Texte de nini
Pierre Boulez est un compositeur, pédagogue et chef d'orchestre français né à Montbrison dans la Loire le 26 mars 1925.
Il est une personnalité influente du paysage musical et intellectuel1 français contemporain.
Il reçoit des cours de piano à l’âge de sept ans. Après des études secondaires à Montbrison dans une institution catholique, il est admis en classe de mathématiques spéciales à Lyon puis décide de s’installer à Paris en 1942 pour se consacrer définitivement à la musique. Il est l'élève d'Olivier Messiaen en 1944 en classe d'harmonie au Conservatoire de Paris qu'il quitte brutalement au printemps 1945 pour aller étudier le sérialisme avec René Leibowitz. Mais jugeant son enseignement trop rigide quant à l’application des techniques héritées de la seconde école de Vienne, il prend également ses distances avec ce dernier dès l'automne suivant et finit assez vite par retrouver une complicité avec Messiaen : « Echanger Messiaen contre Leibowitz, c’était échanger la spontanéité créatrice, combinée avec la recherche incessante de nouveaux modes d’expression contre le manque total d’inspiration et la menace d’un académisme sclérosant » racontera-t-il plus tard à Antoine Goléa.

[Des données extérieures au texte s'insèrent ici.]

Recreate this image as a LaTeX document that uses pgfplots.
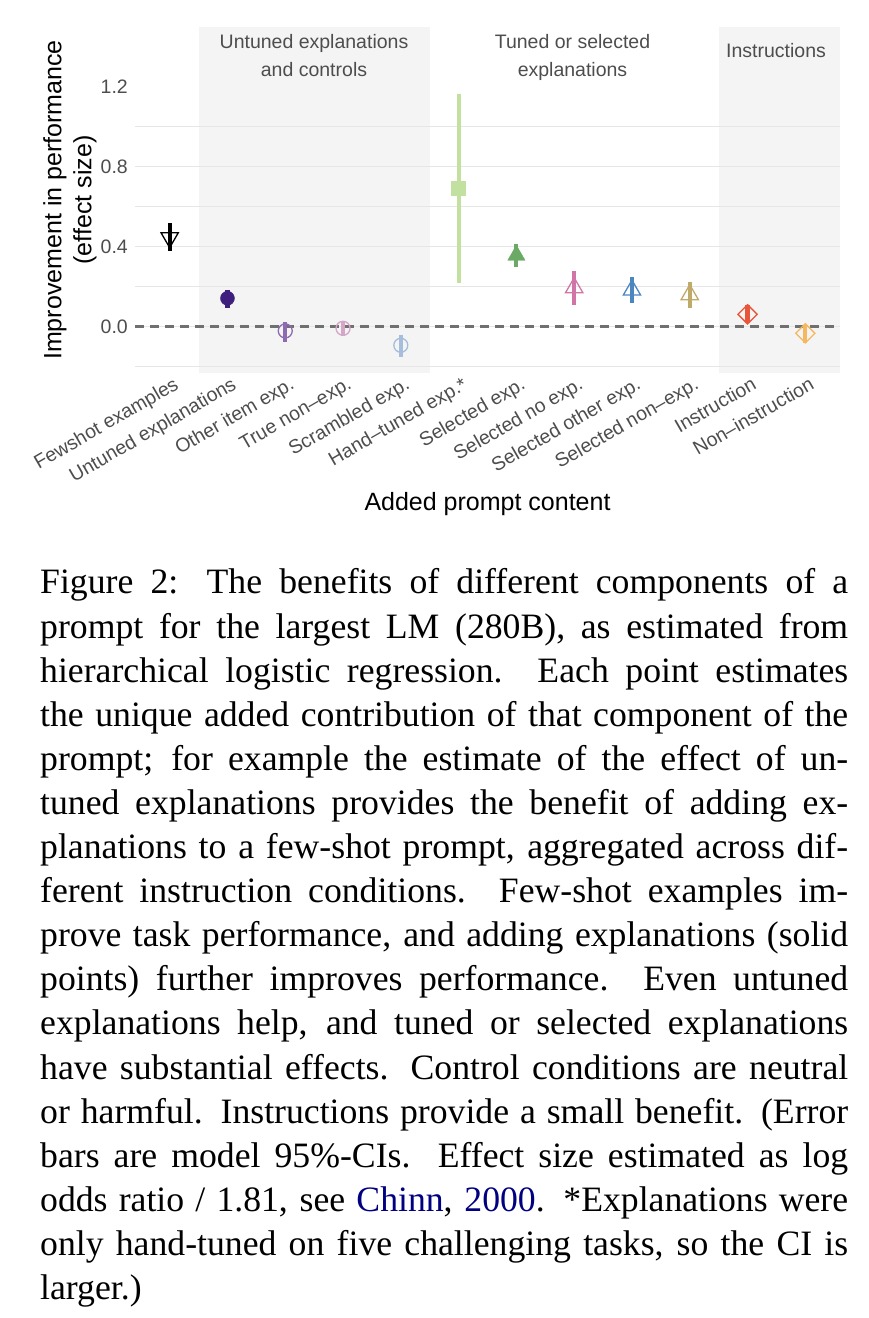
\documentclass[border=0pt]{standalone}
\usepackage{pgfplots}
\pgfplotsset{compat=1.18}
\usepackage{fontspec}
\setmainfont{Liberation Serif}
\newfontfamily\arial{Liberation Sans}
\definecolor{navy}{RGB}{0,0,128}
\definecolor{txtgray}{RGB}{77,77,77}
\definecolor{panelgray}{RGB}{244,244,244}
\definecolor{gridgray}{RGB}{230,230,230}
\definecolor{zerogray}{RGB}{112,112,112}
\definecolor{cFew}{RGB}{0,0,0}
\definecolor{cUnt}{RGB}{63,31,125}
\definecolor{cOth}{RGB}{140,107,177}
\definecolor{cTru}{RGB}{212,166,200}
\definecolor{cScr}{RGB}{166,189,219}
\definecolor{cHan}{RGB}{194,224,160}
\definecolor{cSel}{RGB}{106,170,100}
\definecolor{cSno}{RGB}{209,117,168}
\definecolor{cSot}{RGB}{74,134,192}
\definecolor{cSnn}{RGB}{191,170,106}
\definecolor{cIns}{RGB}{232,85,58}
\definecolor{cNin}{RGB}{245,184,96}
\begin{document}
\begin{tikzpicture}
\useasboundingbox (0,0) rectangle (868pt,1318pt);
\begin{axis}[
  at={(135pt,945.3pt)}, anchor=south west,
  scale only axis, width=705pt, height=346pt,
  xmin=-0.6, xmax=11.6, ymin=-0.23, ymax=1.5,
  axis line style={draw=none},
  major tick length=0pt,
  xtick={0,1,2,3,4,5,6,7,8,9,10,11},
  xticklabels={Fewshot examples,Untuned explanations,Other item exp.,True non–exp.,Scrambled exp.,Hand–tuned exp.*,Selected exp.,Selected no exp.,Selected other exp.,Selected non–exp.,Instruction,Non–instruction},
  ytick={0,0.4,0.8,1.2},
  yticklabels={0.0,0.4,0.8,1.2},
  ticklabel style={font=\arial\fontsize{19.5}{22}\selectfont, text=txtgray, inner sep=0pt},
  yticklabel style={anchor=east, xshift=-7pt},
  xticklabel style={xshift=3pt, yshift=-3pt, rotate=30, anchor=north east},
  error bars/y dir=both, error bars/y explicit,
  error bars/error mark=none,
  error bars/error bar style={line width=4.2pt},
]
\fill[panelgray] (axis cs:0.5,-0.23) rectangle (axis cs:4.5,1.5);
\fill[panelgray] (axis cs:9.5,-0.23) rectangle (axis cs:11.6,1.5);
\pgfplotsinvokeforeach{-0.2,0,0.2,0.4,0.6,0.8,1.0}{
  \draw[gridgray, line width=1.1pt] (axis cs:-0.6,#1) -- (axis cs:11.6,#1);
}
\draw[zerogray, line width=2.5pt, dash pattern=on 9pt off 6pt] (axis cs:-0.6,0) -- (axis cs:11.6,0);

\addplot[cFew, only marks, mark=triangle, mark size=10pt, mark options={rotate=180, line width=1.3pt}]
  coordinates {(0,0.445) += (0,0.075) -= (0,0.067)};
\addplot[cUnt, only marks, mark=*, mark size=7pt]
  coordinates {(1,0.142) += (0,0.041) -= (0,0.047)};
\addplot[cOth, only marks, mark=o, mark size=7pt, mark options={line width=1.3pt}]
  coordinates {(2,-0.021) += (0,0.045) -= (0,0.054)};
\addplot[cTru, only marks, mark=o, mark size=7pt, mark options={line width=1.3pt}]
  coordinates {(3,-0.008) += (0,0.033) -= (0,0.038)};
\addplot[cScr, only marks, mark=o, mark size=7pt, mark options={line width=1.3pt}]
  coordinates {(4,-0.093) += (0,0.052) -= (0,0.057)};
\addplot[cHan, only marks, mark=square*, mark size=7pt]
  coordinates {(5,0.693) += (0,0.469) -= (0,0.473)};
\addplot[cSel, only marks, mark=triangle*, mark size=10pt]
  coordinates {(6,0.357) += (0,0.056) -= (0,0.057)};
\addplot[cSno, only marks, mark=triangle, mark size=10pt, mark options={line width=1.3pt}]
  coordinates {(7,0.195) += (0,0.083) -= (0,0.087)};
\addplot[cSot, only marks, mark=triangle, mark size=10pt, mark options={line width=1.3pt}]
  coordinates {(8,0.183) += (0,0.065) -= (0,0.065)};
\addplot[cSnn, only marks, mark=triangle, mark size=10pt, mark options={line width=1.3pt}]
  coordinates {(9,0.16) += (0,0.063) -= (0,0.065)};
\addplot[cIns, only marks, mark=square, mark size=6.8pt, mark options={rotate=45, line width=1.3pt}]
  coordinates {(10,0.062) += (0,0.045) -= (0,0.045)};
\addplot[cNin, only marks, mark=square, mark size=6.8pt, mark options={rotate=45, line width=1.3pt}]
  coordinates {(11,-0.033) += (0,0.042) -= (0,0.05)};
\end{axis}

% group labels
\node[anchor=base, font=\arial\fontsize{19.5}{22}\selectfont, text=txtgray, inner sep=0pt] at (314pt,1269.7pt) {Untuned explanations};
\node[anchor=base, font=\arial\fontsize{19.5}{22}\selectfont, text=txtgray, inner sep=0pt] at (314pt,1241.3pt) {and controls};
\node[anchor=base, font=\arial\fontsize{19.5}{22}\selectfont, text=txtgray, inner sep=0pt] at (572.5pt,1269.7pt) {Tuned or selected};
\node[anchor=base, font=\arial\fontsize{19.5}{22}\selectfont, text=txtgray, inner sep=0pt] at (572.5pt,1241.3pt) {explanations};
\node[anchor=base, font=\arial\fontsize{19.5}{22}\selectfont, text=txtgray, inner sep=0pt] at (776pt,1260.7pt) {Instructions};

% axis titles
\node[rotate=90, align=center, font=\arial\fontsize{25}{30}\selectfont, inner sep=0pt] at (70pt,1118pt) {Improvement in performance\\(effect size)};
\node[anchor=base, font=\arial\fontsize{25}{30}\selectfont, inner sep=0pt] at (487.5pt,807pt) {Added prompt content};

% caption
\node[anchor=base west, inner sep=0pt, text width=808pt, align=justify, font=\fontsize{35.7}{44.1}\selectfont] at (40pt,724pt) {Figure 2: The benefits of different components of a\linebreak
prompt for the largest LM (280B), as estimated from\linebreak
hierarchical logistic regression. Each point estimates\linebreak
the unique added contribution of that component of the\linebreak
prompt; for example the estimate of the effect of un-\linebreak
tuned explanations provides the benefit of adding ex-\linebreak
planations to a few-shot prompt, aggregated across dif-\linebreak
ferent instruction conditions. Few-shot examples im-\linebreak
prove task performance, and adding explanations (solid\linebreak
points) further improves performance. Even untuned\linebreak
explanations help, and tuned or selected explanations\linebreak
have substantial effects. Control conditions are neutral\linebreak
or harmful. Instructions provide a small benefit. (Error\linebreak
bars are model 95\%-CIs. Effect size estimated as log\linebreak
odds ratio / 1.81, see {\color{navy}Chinn}, {\color{navy}2000}. *Explanations were\linebreak
only hand-tuned on five challenging tasks, so the CI is\linebreak
larger.)};
\end{tikzpicture}
\end{document}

Il compose durant cette époque sa Première Sonate pour piano (1946) qui, plus encore que la Sonatine pour flûte et piano, effectue la synthèse des influences récentes du jeune compositeur. Puis se trouvent ses cantates Le Visage nuptial et Le Soleil des eaux, appuyées sur des poèmes de René Char et souvent décrites comme sa période lyrique, ainsi que sa 2e sonate pour piano (1948) écrite à 23 ans, chef-d'œuvre du « premier Boulez », d’un lyrisme véhément prenant pour cadre le modèle de la sonate beethovénienne tout en poussant plus loin l’exploration des techniques sérielles.
Au début des années 50, influencé par le « Mode de valeurs et d’intensités » d'Olivier Messiaen (1949), Boulez s’oriente vers un sérialisme généralisé à d'autres paramètres que les hauteurs dans Polyphonie X et surtout dans l'austère mais fondamental 1er livre des Structures dont l'aridité se fait source d'une sève nouvelle2 : dans cette œuvre pour deux pianos, il fait table rase de toutes réminiscences stylistiques et vise ce qu’il appelle une « pulvérisation furieuse de la continuité », cherchant d’abord à faire « cligner les oreilles » – y compris les siennes ! - pour ensuite reconquérir une symbiose nouvelle entre hauteurs, dynamiques et durées ; démarche similaire à celle d’un joueur de flipper d’abord confronté aux ricochets chaotiques des billes contre les obstacles - certes contraignants mais non moins ludiques - qu’il finit par apprivoiser par des actions bien senties pour en extraire un mode de jeu plus personnel. Par cette attitude, Boulez recherche en fait un couplage optimal entre système et idée3. Très critiqué sur cette œuvre, il fustigera alors autant les détracteurs du sérialisme que leurs épigones, les premiers baissant un peu vite les bras devant ce nouveau terrain de jeux tandis que les seconds, succombant au joies de la découverte, s’y abandonnent parfois jusqu’à une soumission excessive (d’où la brouille avec Leibowitz) sans toujours parvenir à transformer l’essai.
Avec ses « Deux études » pour bande magnétique, Boulez poursuit sa quête d’un sérialisme plus généralisé en se livrant à des expériences au studio de musique concrète de Pierre Schaeffer mais l’entente avec ce dernier n’est pas aisée du fait de leurs préoccupations esthétiques radicalement opposées autant que le seront leurs ouvrages respectifs : Penser la musique aujourd'hui et le Traité des Objets Musicaux, qui n’œuvrent pas dans les mêmes sphères de l’écoute. Le musicien d’écriture qu’est Boulez préfère, comme ses prédécesseurs, compter sur sa forte personnalité pour combiner les sons et semble craindre dans les recherches de Schaeffer le risque de se laisser embobiner par des sons à la trop forte personnalité, « tout aimable qu'elle soit ».4 En effet, de même que la forme abstraite, très contrainte du 1er livre des Structures évoqué au paragraphe précédent se voyait prise en mains puis vivifiée par Boulez, ce dernier exige aussi de la matière sonore - instrumentale ou électroacoustique - qu’elle puisse se plier à sa volonté. « Je te raconterai toutes les engueulades que j’ai eues avec Schaeffer : ce serait matière à un énorme in folio ! » rapporte-t-il à John Cage en 1953 lors de leurs échanges épistolaires avant que la prise de conscience de leurs propres divergences esthétiques finisse elle aussi par avoir raison de leur amitié par-delà l’Atlantique.